I had wanted to try it for several years but never did. One summer myself and another friend decided we were going to learn to tele that next season so we bought some used gear off of the 'net and just went out the first day the next season. No lessons, no nothing, just two idiots saying "Well I've seen other people do it before so I'll just do what they did". Actually it worked out pretty well, we were skiing blues that first day and laughing our asses off at each other falling all the time. It helped that both of us had 20+ years alpine experience and could always bail to parallel skiing if we needed to. That first season it was so different to be challenged again at the local areas, it opened up new frontiers.

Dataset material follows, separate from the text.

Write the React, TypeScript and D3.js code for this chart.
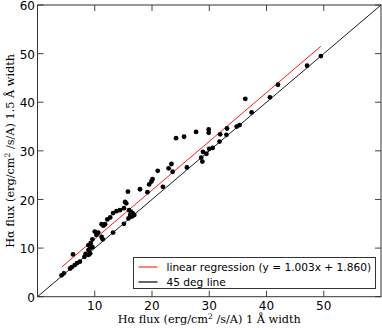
import React, { useEffect } from 'react';
import * as d3 from 'd3';

// flux measured with 1 Å and 1.5 Å windows (erg/cm^2/s/A)
const flux1 = [
  4.2, 4.6, 5.7, 6.0, 6.5, 6.9, 7.4, 6.2, 8.2, 8.4, 8.9, 9.2, 8.9, 9.2, 9.6, 8.9, 9.3, 9.6,
  10.0, 10.6, 10.3, 11.2, 11.4, 11.5, 11.8, 11.2, 12.2, 12.7, 13.2, 13.8, 14.4, 15.1, 15.3, 15.5,
  15.8, 13.2, 15.1, 15.9, 16.2, 16.5, 16.0, 16.3, 16.6, 16.9, 17.9, 19.2, 19.5, 19.9, 20.1, 21.9,
  21.0, 22.9, 23.4, 23.6, 26.1, 24.2, 25.6, 27.7, 29.9, 29.9, 28.9, 29.5, 28.6, 28.8, 30.0, 30.6,
  31.8, 31.9, 33.0, 33.1, 34.8, 35.3, 36.3, 37.4, 40.6, 42.0, 47.1, 49.5,
];
const flux15 = [
  4.4, 4.8, 5.8, 6.1, 6.5, 6.9, 7.2, 8.7, 8.2, 8.8, 8.6, 8.9, 9.6, 10.0, 10.2, 10.6, 11.0, 11.8,
  13.4, 13.2, 12.7, 12.3, 11.8, 14.6, 14.9, 14.9, 15.9, 16.3, 17.2, 17.6, 17.8, 18.2, 19.5, 19.2,
  21.6, 13.2, 15.0, 16.1, 16.8, 16.5, 17.8, 17.5, 17.2, 16.8, 22.1, 21.5, 23.1, 23.7, 24.2, 22.6,
  25.9, 26.4, 27.3, 25.7, 26.6, 32.6, 32.9, 33.9, 34.4, 33.7, 29.8, 29.4, 28.6, 27.8, 30.4, 30.6,
  31.9, 33.4, 33.3, 34.6, 35.0, 35.3, 40.7, 37.9, 41.0, 43.6, 47.5, 49.5,
];
const slope = 1.003;
const intercept = 1.86;
const xTicks = [10, 20, 30, 40, 50];
const yTicks = [0, 10, 20, 30, 40, 50, 60];
const legendLabels = ['linear regression (y = 1.003x + 1.860)', '45 deg line'];

const W = 382;
const H = 329;
const left = 37.5;
const right = 381;
const top = 5;
const bottom = 296.7;

export default function App() {
  useEffect(() => {
    document.body.style.margin = '0';
  }, []);

  const x = d3.scaleLinear().domain([0, 60]).range([left, right]);
  const y = d3.scaleLinear().domain([0, 60]).range([bottom, top]);
  const line = d3.line<[number, number]>().x(d => x(d[0])).y(d => y(d[1]));

  const xmin = d3.min(flux1)!;
  const xmax = d3.max(flux1)!;
  const fit: [number, number][] = [[xmin, slope * xmin + intercept], [xmax, slope * xmax + intercept]];
  const diag: [number, number][] = [[0, 0], [60, 60]];

  const tickLen = 6;
  const serif = '"DejaVu Serif", serif';
  const sans = '"DejaVu Sans", sans-serif';

  const lgX = 133.5, lgY = 257.5, lgW = 242, lgH = 31;

  return (
    <svg width={W} height={H} style={{ position: 'absolute', left: 0, top: 0, background: '#fff' }}>
      <defs>
        <clipPath id="plot">
          <rect x={left} y={top} width={right - left} height={bottom - top} />
        </clipPath>
      </defs>
      <g clipPath="url(#plot)">
        <path d={line(diag)!} stroke="#000" strokeWidth={0.9} fill="none" />
        <path d={line(fit)!} stroke="#ff0000" strokeWidth={0.9} fill="none" />
        {flux1.map((v, i) => (
          <circle key={i} cx={x(v)} cy={y(flux15[i])} r={2.4} fill="#000" />
        ))}
      </g>
      {/* ticks, inward on all four sides */}
      <g stroke="#444" strokeWidth={1}>
        {xTicks.map(t => (
          <g key={'x' + t}>
            <line x1={x(t)} x2={x(t)} y1={bottom} y2={bottom - tickLen} />
            <line x1={x(t)} x2={x(t)} y1={top} y2={top + tickLen} />
          </g>
        ))}
        {yTicks.map(t => (
          <g key={'y' + t}>
            <line x1={left} x2={left + tickLen} y1={y(t)} y2={y(t)} />
            <line x1={right} x2={right - tickLen} y1={y(t)} y2={y(t)} />
          </g>
        ))}
      </g>
      <rect x={left} y={top} width={right - left} height={bottom - top} fill="none" stroke="#333" strokeWidth={1} />
      <g fontFamily={sans} fontSize={12} fill="#000">
        {xTicks.map(t => (
          <text key={'xl' + t} x={x(t)} y={310} textAnchor="middle">{t}</text>
        ))}
        {yTicks.map(t => (
          <text key={'yl' + t} x={35} y={y(t)} dy="0.42em" textAnchor="end">{t}</text>
        ))}
      </g>
      <text x={(left + right) / 2} y={323} textAnchor="middle" fontFamily={serif} fontSize={11.3}>
        Hα flux (erg/cm<tspan dy={-4} fontSize={7.5}>2</tspan><tspan dy={4}> /s/A) 1 Å width</tspan>
      </text>
      <text
        transform={`translate(14,${(top + bottom) / 2}) rotate(-90)`}
        textAnchor="middle"
        fontFamily={serif}
        fontSize={11.3}
      >
        Hα flux (erg/cm<tspan dy={-4} fontSize={7.5}>2</tspan><tspan dy={4}> /s/A) 1.5 Å width</tspan>
      </text>
      {/* legend */}
      <rect x={lgX} y={lgY} width={lgW} height={lgH} fill="#fff" stroke="#333" strokeWidth={1} />
      {legendLabels.map((lab, i) => {
        const cy = lgY + 9.5 + i * 15;
        return (
          <g key={lab}>
            <line x1={lgX + 5} x2={lgX + 24} y1={cy} y2={cy} stroke={i === 0 ? '#ff0000' : '#000'} strokeWidth={i === 0 ? 1 : 1.2} />
            <text x={lgX + 33} y={cy} dy="0.36em" fontFamily={sans} fontSize={10.6}>{lab}</text>
          </g>
        );
      })}
    </svg>
  );
}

I went both ways (alpine & tele) for the first 3 seasons. I've still got the alpine equipment, but I've only been on it twice in the last 3 seasons. I love telemarking but I really can't tell you why. My buddy, has gone in the opposite direction though. He hasn't been on his teles in the last 3 seasons, originally because he was coming back from an injury and teaching his son how to ski but even without those as excuses he hasn't come back to tele. So, obviously it isn't the be all and end all for everyone who tries it. I also spent a couple of seaons learning to board (fairly well) but that just didn't hold my interest, so its not just that tele was something different.

I guess I originally started because it was getting old blowing down my local hill in 30 seconds and being able to ski the most challenging line I could find without really trying. In the Southeast I think that is why most of the skiers start telemarking, the short, easy slopes are conducive to making you want to try something new. Tele skiing is more physically taxing (especially intitially) than alpine and I still (after 5 seasons) have a lot of work to do on my skills even though I am comfortable skiing anything out West on my teles that is short of the insanity level. Double blacks at Snowbird push the envelope for me, and anything with a mandatory air involving either high consequences from a fall or greater than 5-6' drop are out of the question.

There's just something about the feeling of carving that teleturn, or being out on a not so deep powder day when everyone else is shin deep but you get to feel the pow against your thighs, or a deeper day when you disappear into the snow on every turn when everyone else is just getting face shots. If I were really a writer I could find better words to explain all the sensations and emotions involved; instead I'm just a simple tele-skier. So you'll just have to live with this explanation; telemarking has soul for me. You'll know after you try it if it holds the same for you.
post #3 of 12
Pros: The Aesthetic of the turn (and it changes 1 foot of powder into the equivalent of 2 feet of powder because you get so much lower).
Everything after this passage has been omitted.